● EXERCISE REQUIREMENTS
Leave out the pictures; transcribe all else exactly.

● DATA
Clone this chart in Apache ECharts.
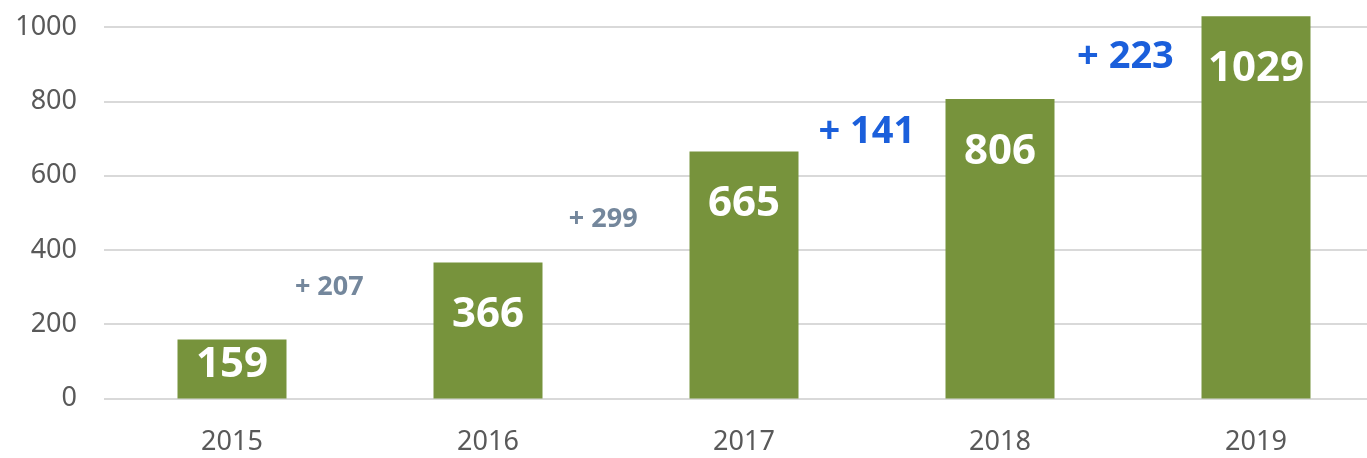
<!DOCTYPE html>
<html>
<head>
<meta charset="utf-8">
<script src="https://cdn.jsdelivr.net/npm/echarts@6/dist/echarts.min.js"></script>
<style>
  html, body { margin: 0; padding: 0; background: #fff; overflow: hidden; }
  /* wider than the window: the last bar's slot runs past the right edge */
  #myChart { width: 1400px; height: 458px; }
</style>
</head>
<body>
<div id="myChart"></div>
<script>
// data
const years = ['2015', '2016', '2017', '2018', '2019'];
const totals = [159, 366, 665, 806, 1029];
const yTicks = [0, 200, 400, 600, 800, 1000];

// growth notes between the bars
const growth = [207, 299, 141, 223];
const growthX = [0.38, 1.45, 2.48, 3.49];   // in category units
const growthY = [300, 481, 716, 920];
const growthColor = ['#74879c', '#74879c', '#1b5fdb', '#1b5fdb'];
const growthSize = [27, 27, 38, 38];

const font = '"Noto Sans", sans-serif';

const myChart = echarts.init(document.getElementById('myChart'));

const barData = totals.map(function (v) {
    const item = { value: v };
    // the short first bar keeps its label near the top edge
    if (v < 200) item.label = { distance: 5 };
    return item;
});

const noteData = growth.map(function (g, i) {
    return {
        value: [growthX[i], growthY[i]],
        label: {
            formatter: '+ ' + g,
            color: growthColor[i],
            fontSize: growthSize[i]
        }
    };
});

const option = {
    animation: false,
    grid: { left: 104, right: 16, top: 27, bottom: 59.5 },
    xAxis: [
        {
            type: 'category',
            data: years,
            axisLine: { show: false },
            axisTick: { show: false },
            axisLabel: { color: '#595959', fontSize: 27, fontFamily: font, margin: 30 }
        },
        {
            type: 'value',
            min: -0.5,
            max: 4.5,
            show: false
        }
    ],
    yAxis: {
        type: 'value',
        min: yTicks[0],
        max: yTicks[yTicks.length - 1],
        interval: 200,
        axisLine: { show: false },
        axisTick: { show: false },
        axisLabel: {
            color: '#595959', fontSize: 27, fontFamily: font, margin: 27,
            formatter: function (v) { return String(v); }
        },
        splitLine: { lineStyle: { color: '#d9d9d9', width: 2 } }
    },
    series: [
        {
            type: 'bar',
            data: barData,
            barWidth: 109,
            clip: false,
            itemStyle: { color: '#77933c' },
            label: {
                show: true,
                position: 'insideTop',
                distance: 32,
                color: '#fff',
                fontSize: 42,
                fontWeight: 'bold',
                fontFamily: font
            }
        },
        {
            type: 'scatter',
            xAxisIndex: 1,
            data: noteData,
            symbolSize: 0,
            itemStyle: { opacity: 1 },
            label: {
                show: true,
                position: 'inside',
                fontWeight: 'bold',
                fontFamily: font
            }
        }
    ]
};

myChart.setOption(option);
</script>
</body>
</html>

● EXPECTED ANSWER
Clone this chart in Apache ECharts.
<!DOCTYPE html>
<html>
<head>
<meta charset="utf-8">
<script src="https://cdn.jsdelivr.net/npm/echarts@6/dist/echarts.min.js"></script>
<style>
  html, body { margin: 0; padding: 0; background: #fff; overflow: hidden; }
  /* wider than the window: the last bar's slot runs past the right edge */
  #myChart { width: 1400px; height: 458px; }
</style>
</head>
<body>
<div id="myChart"></div>
<script>
// data
const years = ['2015', '2016', '2017', '2018', '2019'];
const totals = [159, 366, 665, 806, 1029];
const yTicks = [0, 200, 400, 600, 800, 1000];

// growth notes between the bars
const growth = [207, 299, 141, 223];
const growthX = [0.38, 1.45, 2.48, 3.49];   // in category units
const growthY = [300, 481, 716, 920];
const growthColor = ['#74879c', '#74879c', '#1b5fdb', '#1b5fdb'];
const growthSize = [27, 27, 38, 38];

const font = '"Noto Sans", sans-serif';

const myChart = echarts.init(document.getElementById('myChart'));

const barData = totals.map(function (v) {
    const item = { value: v };
    // the short first bar keeps its label near the top edge
    if (v < 200) item.label = { distance: 5 };
    return item;
});

const noteData = growth.map(function (g, i) {
    return {
        value: [growthX[i], growthY[i]],
        label: {
            formatter: '+ ' + g,
            color: growthColor[i],
            fontSize: growthSize[i]
        }
    };
});

const option = {
    animation: false,
    grid: { left: 104, right: 16, top: 27, bottom: 59.5 },
    xAxis: [
        {
            type: 'category',
            data: years,
            axisLine: { show: false },
            axisTick: { show: false },
            axisLabel: { color: '#595959', fontSize: 27, fontFamily: font, margin: 30 }
        },
        {
            type: 'value',
            min: -0.5,
            max: 4.5,
            show: false
        }
    ],
    yAxis: {
        type: 'value',
        min: yTicks[0],
        max: yTicks[yTicks.length - 1],
        interval: 200,
        axisLine: { show: false },
        axisTick: { show: false },
        axisLabel: {
            color: '#595959', fontSize: 27, fontFamily: font, margin: 27,
            formatter: function (v) { return String(v); }
        },
        splitLine: { lineStyle: { color: '#d9d9d9', width: 2 } }
    },
    series: [
        {
            type: 'bar',
            data: barData,
            barWidth: 109,
            clip: false,
            itemStyle: { color: '#77933c' },
            label: {
                show: true,
                position: 'insideTop',
                distance: 32,
                color: '#fff',
                fontSize: 42,
                fontWeight: 'bold',
                fontFamily: font
            }
        },
        {
            type: 'scatter',
            xAxisIndex: 1,
            data: noteData,
            symbolSize: 0,
            itemStyle: { opacity: 1 },
            label: {
                show: true,
                position: 'inside',
                fontWeight: 'bold',
                fontFamily: font
            }
        }
    ]
};

myChart.setOption(option);
</script>
</body>
</html>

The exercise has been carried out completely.